A deputy to China's top legislature has proposed the earlier enactment of a law to protect the citizens' personal information, citing it is part of their privacy.
"I hope China will speed up the legislation to curb rampant privacy infringement," said Chen Shu, a deputy to the National People's Congress on Sunday.
The veteran lawyer based in Guangzhou, capital of south China's Guangdong Province, said the law should protect anything that relates to the privacy of a citizen, including their cell phone numbers, home addresses, medical history and even profession.
At the same time, She urged the public to be alert to privacy infringement, a relatively new term to many Chinese.
In a booming market economy, many people leave their personal data when filling out applications.

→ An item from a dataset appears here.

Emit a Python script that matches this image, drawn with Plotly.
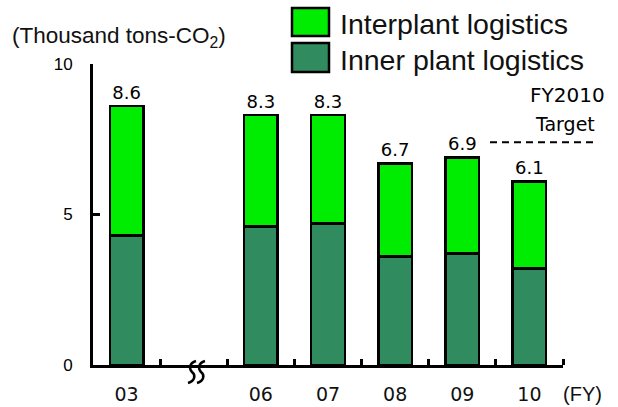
import plotly.graph_objects as go

categories = ["03", "", "06", "07", "08", "09", "10"]
inner = [4.3, None, 4.6, 4.7, 3.6, 3.7, 3.2]
total = [8.6, None, 8.3, 8.3, 6.7, 6.9, 6.1]
interplant = [None if t is None else round(t - i, 1) for t, i in zip(total, inner)]
total_labels = [None if t is None else f"{t:.1f}" for t in total]
target = 7.4
y_max = 10
y_ticks = [0, 5, 10]

x = list(range(len(categories)))
label_x = [i for i, c in enumerate(categories) if c]
label_text = [c for c in categories if c]
FONT = "Liberation Sans, Arial, sans-serif"
GOTHIC = "DejaVu Sans, sans-serif"
C_INTER = "#00ec00"
C_INNER = "#308c5e"

W, H = 618, 407
L, R, T, B = 93, W - 563, 64, H - 365
pw = W - L - R
ph = H - T - B


def px(xp):  # picture x pixel -> paper
    return (xp - L) / pw


def py(yp):  # picture y pixel -> paper
    return (H - B - yp) / ph


fig = go.Figure()
fig.add_trace(go.Bar(
    x=x, y=inner, name="Inner plant logistics", width=0.5,
    marker=dict(color=C_INNER, line=dict(color="black", width=2.5)),
))
fig.add_trace(go.Bar(
    x=x, y=interplant, name="Interplant logistics", width=0.5,
    marker=dict(color=C_INTER, line=dict(color="black", width=2.5)),
    text=total_labels, textposition="outside", cliponaxis=False,
    textfont=dict(size=18, color="black", family=GOTHIC),
))


def s_stroke(cx):
    pts = [(cx + 4, 361), (cx - 3, 363), (cx - 3, 369), (cx, 372),
           (cx + 4, 375), (cx + 3, 381), (cx - 4, 383)]
    p = [(px(a), py(b)) for a, b in pts]
    return ("M {0[0]},{0[1]} C {1[0]},{1[1]} {2[0]},{2[1]} {3[0]},{3[1]} "
            "C {4[0]},{4[1]} {5[0]},{5[1]} {6[0]},{6[1]}").format(*p)


shapes = [
    dict(type="rect", xref="paper", yref="paper", x0=px(292), x1=px(329), y0=py(36), y1=py(8),
         fillcolor=C_INTER, line=dict(color="black", width=2.5)),
    dict(type="rect", xref="paper", yref="paper", x0=px(292), x1=px(329), y0=py(72), y1=py(43),
         fillcolor=C_INNER, line=dict(color="black", width=2.5)),
    dict(type="line", xref="paper", yref="paper", x0=px(490), x1=px(598),
         y0=target / y_max, y1=target / y_max,
         line=dict(color="black", width=2, dash="7px,5px")),
    dict(type="path", xref="paper", yref="paper", path=s_stroke(192),
         line=dict(color="black", width=2.5)),
    dict(type="path", xref="paper", yref="paper", path=s_stroke(201),
         line=dict(color="black", width=2.5)),
]

annotations = [
    dict(text="Interplant logistics", xref="paper", yref="paper", x=px(338), y=py(24),
         xanchor="left", yanchor="middle", showarrow=False, font=dict(size=28.5, family=FONT, color="#111")),
    dict(text="Inner plant logistics", xref="paper", yref="paper", x=px(338), y=py(60),
         xanchor="left", yanchor="middle", showarrow=False, font=dict(size=28.5, family=FONT, color="#111")),
    dict(text="(Thousand tons-CO<sub>2</sub>)", xref="paper", yref="paper", x=px(10), y=py(37),
         xanchor="left", yanchor="middle", showarrow=False, font=dict(size=22.5, family=FONT, color="#111")),
    dict(text="(FY)", xref="paper", yref="paper", x=px(582), y=py(394),
         xanchor="center", yanchor="middle", showarrow=False, font=dict(size=20, family=FONT, color="#111")),
    dict(text="FY2010", xref="paper", yref="paper", x=px(567), y=py(95),
         xanchor="center", yanchor="middle", showarrow=False, font=dict(size=20, family=GOTHIC, color="black")),
    dict(text="Target", xref="paper", yref="paper", x=px(565), y=py(124),
         xanchor="center", yanchor="middle", showarrow=False, font=dict(size=19, family=GOTHIC, color="black")),
]

fig.update_layout(
    width=W, height=H,
    margin=dict(l=L, r=R, t=T, b=B, autoexpand=False),
    barmode="stack",
    showlegend=False,
    plot_bgcolor="white", paper_bgcolor="white",
    shapes=shapes, annotations=annotations,
    font=dict(family=FONT, color="black"),
)
fig.update_xaxes(
    range=[-0.5, len(categories) - 0.5], automargin=False,
    tickmode="array", tickvals=label_x, ticktext=label_text, ticks="",
    tickfont=dict(size=19, family=GOTHIC, color="#111"), ticklabelstandoff=10,
    showline=True, linecolor="black", linewidth=3, showgrid=False, zeroline=False,
    minor=dict(tickmode="array", tickvals=[i + 0.5 for i in x], ticks="inside",
               ticklen=6, tickwidth=3, tickcolor="black"),
)
fig.update_yaxes(
    range=[0, y_max], automargin=False, tickmode="array", tickvals=y_ticks, ticks="inside",
    ticklen=7, tickwidth=3, tickcolor="black",
    tickfont=dict(size=17, family=FONT, color="black"), ticklabelstandoff=14,
    showline=True, linecolor="black", linewidth=3, showgrid=False, zeroline=False,
)

fig.write_html(
    "out.html",
    config={"displayModeBar": False},
    post_script="document.body.style.margin='0px';document.body.style.overflow='hidden';",
)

But some data holders -- hospitals, realtors, telecom and Internet service providers -- sell the information to others who will later come up with unwelcome phone calls or visits.
New mothers in Beijing, for example, find they have to answer many unexpected calls shortly after they are home with the babies -- infant formula suppliers, baby haircutters and insurance agents have already got a long list of potential customers from the delivery room.
"Unauthorized use and sales of others' personal information often break the order of their normal life," said Yin Xiaohu, a professor with the Shanghai-based East China University of Political Science and Law.
A gang in Shanghai was recently found to have stolen other people's personal information, applied for credit cards in their names and made vicious overdraft amounting to 470,000 yuan (US$56,600), said Yin.
South China's Guangxi Zhuang Autonomous Region has already banned unauthorized publication or forwarding of the applicants' personal information by administrative permit authorities in a set of regulations that took effect on Feb. 1 this year.